Furthermore, $H_{int,~semiclassical}$ is time-dependent, but isn't this the
Schrodinger picture Hamiltonian? Shouldn't it be time-independent?

Possibly related: Sakurai and Napolitano, Modern Quantum Mechanics: constant
perturbation turned on at t=0!?

Also see:
https://www.physicsforums.com/threa...hen-the-hamiltonian-is-time-dependent.971007/

 

[Demystifier]

In the JC Hamiltonian, the field is quantized. It's not a semiclassical approximation.
https://en.wikipedia.org/wiki/Jaynes–Cummings_model#Jaynes–Cummings_Hamiltonian_1

 

[f95toli]

It is also possible to add a time-dependent drive term to the J-C Hamiltonian.
However, in the simples case you have a situation where the energy is continuously moving between the cavity and the two-level systems; i.e. it is a closed system and there is no real time-dependence.

Note that the J-C Hamiltonian in the "strong driving" regime gets really complicated.

 

[yucheng]

In the JC Hamiltonian, the field is quantized. It's not a semiclassical approximation.

Yes I understand that it's quantized, but... why must find dependence disappear if it's quantized?

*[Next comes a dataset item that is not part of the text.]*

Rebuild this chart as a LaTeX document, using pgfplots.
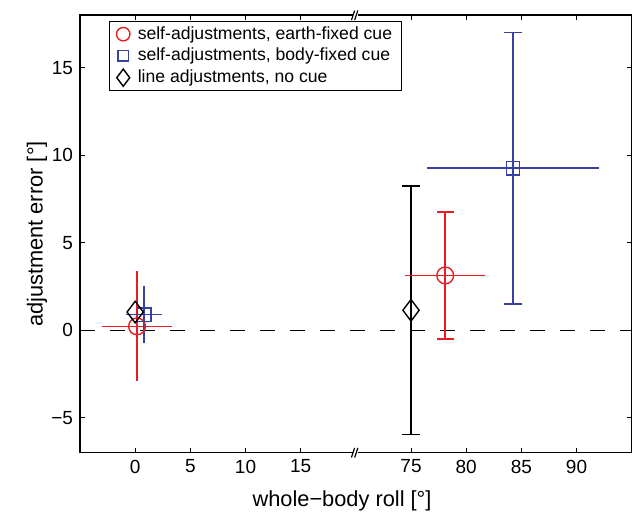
\documentclass[border=0pt]{standalone}
\usepackage{pgfplots}
\pgfplotsset{compat=1.18}
\usepackage{fontspec}
\setmainfont{Liberation Sans}

\definecolor{cred}{RGB}{230,30,34}
\definecolor{cblue}{RGB}{55,65,165}

\begin{document}
\begin{tikzpicture}
\begin{axis}[
    scale only axis,
    width=275.85pt,
    height=218.7pt,
    % broken x axis: values right of the break are stored as x-50
    xmin=-5, xmax=45,
    ymin=-7, ymax=18,
    xtick={0,5,10,15,25,30,35,40},
    xticklabels={0,5,10,15,75,80,85,90},
    ytick={-5,0,5,10,15},
    yticklabels={−5,0,5,10,15},
    tick align=inside,
    major tick length=2.5pt,
    tick style={black, line width=0.5pt},
    axis line style={black, line width=0.8pt},
    tick label style={font=\fontsize{9.5}{11}\selectfont},
    label style={font=\fontsize{10.9}{13}\selectfont},
    xlabel={whole−body roll [°]},
    ylabel={adjustment error [°]},
    xlabel style={at={(axis description cs:0.475,-0.11)}, anchor=center},
    ylabel style={at={(axis description cs:-0.078,0.5)}, anchor=center},
    clip=false,
    legend cell align=left,
    legend image code/.code={%
      \draw[#1, every mark/.append style={scale=0.8}] plot coordinates {(0pt,0pt)};},
    legend style={
      draw=black, line width=0.5pt,
      at={(0.0526,0.987)}, anchor=north west,
      font=\fontsize{8.8}{10}\selectfont,
      inner xsep=3.5pt, inner ysep=1pt,
      nodes={inner sep=1.4pt},
      row sep=0.2pt,
      /tikz/every odd column/.append style={column sep=2.5pt},
    },
]

  % zero line
  \addplot[black, line width=0.6pt, dash pattern=on 7.5pt off 7.5pt, forget plot]
    coordinates {(-5,0) (45,0)};

  % ---- upright (0 deg) ----
  % self-adjustments, earth-fixed cue
  \addplot[only marks, cred, mark=o, mark size=4.2pt, line width=0.7pt,
    error bars/.cd, x dir=both, x explicit, y dir=both, y explicit, error mark=none,
    error bar style={draw=cred, line width=0.75pt}]
    coordinates {(0.17,0.22) +- (3.15,3.14)};
  % self-adjustments, body-fixed cue
  \addplot[only marks, cblue, mark=square, mark size=3.3pt, line width=0.7pt,
    error bars/.cd, x dir=both, x explicit, y dir=both, y explicit, error mark=none,
    error bar style={draw=cblue, line width=0.75pt}]
    coordinates {(0.82,0.89) +- (1.65,1.61)};
  % line adjustments, no cue
  \addplot[only marks, black, mark=diamond, mark size=5.4pt, line width=0.7pt]
    coordinates {(0,1.04)};

  \legend{{self-adjustments, earth-fixed cue},
          {self-adjustments, body-fixed cue},
          {line adjustments, no cue}}

  % ---- tilted (right of the break, x stored as roll-50) ----
  \addplot[only marks, black, mark=diamond, mark size=5.4pt, line width=0.7pt, forget plot,
    error bars/.cd, y dir=both, y explicit, error mark=-,
    error bar style={draw=black, line width=0.75pt},
    error mark options={draw=black, mark size=4.3pt, line width=0.75pt, rotate=90}]
    coordinates {(25,1.14) +- (0,7.1)};

  \addplot[cred, line width=0.75pt, forget plot] coordinates {(24.45,3.13) (31.75,3.13)};
  \addplot[only marks, cred, mark=o, mark size=4.2pt, line width=0.7pt, forget plot,
    error bars/.cd, y dir=both, y explicit, error mark=-,
    error bar style={draw=cred, line width=0.75pt},
    error mark options={draw=cred, mark size=4.3pt, line width=0.75pt, rotate=90}]
    coordinates {(28.1,3.13) +- (0,3.64)};

  \addplot[cblue, line width=0.75pt, forget plot] coordinates {(26.44,9.26) (42.04,9.26)};
  \addplot[only marks, cblue, mark=square, mark size=3.3pt, line width=0.7pt, forget plot,
    error bars/.cd, y dir=both, y explicit, error mark=-,
    error bar style={draw=cblue, line width=0.75pt},
    error mark options={draw=cblue, mark size=4.5pt, line width=0.75pt, rotate=90}]
    coordinates {(34.24,9.26) +- (0,7.77)};

  % axis break marks
  \fill[white] (axis cs:20,18) ++(-1.6pt,-0.6pt) rectangle ++(2.6pt,1.2pt);
  \draw[black, line width=0.6pt] (axis cs:20,18) ++(-2.2pt,-2.4pt) -- ++(1.6pt,4.8pt);
  \draw[black, line width=0.6pt] (axis cs:20,18) ++(-0.6pt,-2.4pt) -- ++(1.6pt,4.8pt);
  \fill[white] (axis cs:20,-7) ++(-1.6pt,-0.6pt) rectangle ++(2.6pt,1.2pt);
  \draw[black, line width=0.6pt] (axis cs:20,-7) ++(-2.2pt,-2.4pt) -- ++(1.6pt,4.8pt);
  \draw[black, line width=0.6pt] (axis cs:20,-7) ++(-0.6pt,-2.4pt) -- ++(1.6pt,4.8pt);
\end{axis}
\path (current axis.south west) ++(-40pt,-29.15pt);
\path (current axis.north east) ++(0.65pt,7.65pt);
\end{tikzpicture}
\end{document}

it is a closed system and there is no real time-dependence.

Perhaps this is a good hint. Closed system=energy conservation=no time dependence, but:
How do we know if the system is closed?
Why no time dependence=energy conservation?....

 

[Demystifier]

Yes I understand that it's quantized, but... why must find dependence disappear if it's quantized?

Because the time dependence of operators usually disappears in the Schrodinger picture.